Empirical Evidence: The Long-Term Outperformance of Value Investing To solidify HCM’s discussion with empirical data, we present a pivotal chart that outlines the performance of the value factor over time, courtesy of the data compiled by Kenneth R. French from his renowned data library, specifically the Fama French Factor-HML, representing the value premium. The data spans from 1926 to September 30, 2023, offering a comprehensive view of nearly a century’s performance.
This chart vividly illustrates the long-term outperformance of value investing or the base rate from the starting point of 1926 right up to September 30, 2023. The value factor—measured as the difference in returns between high book-to-market stocks and low book-to-market stocks—shows a general upward trajectory, indicating that over this extended period, value investing has historically outperformed growth investing.

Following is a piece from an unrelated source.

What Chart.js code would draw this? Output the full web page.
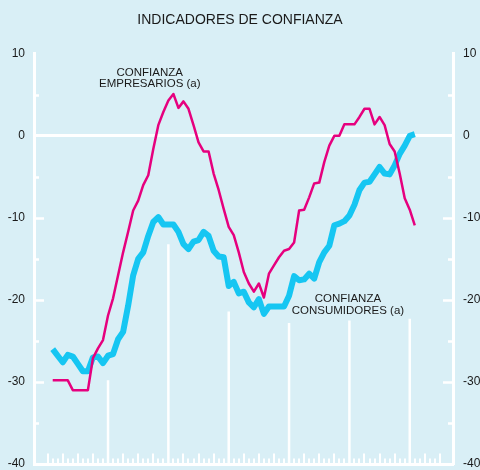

Conclusion: As we conclude, let this analysis serve as a reminder of the enduring strength and resilience of value investing. It echoes the sentiment that while the market may occasionally be swept up in the exuberance of growth stocks, it’s the steadfast commitment to finding undervalued assets that has historically paid off. For those with the foresight to look beyond the transient dazzle of growth, the enduring strength of value investing lies in wait.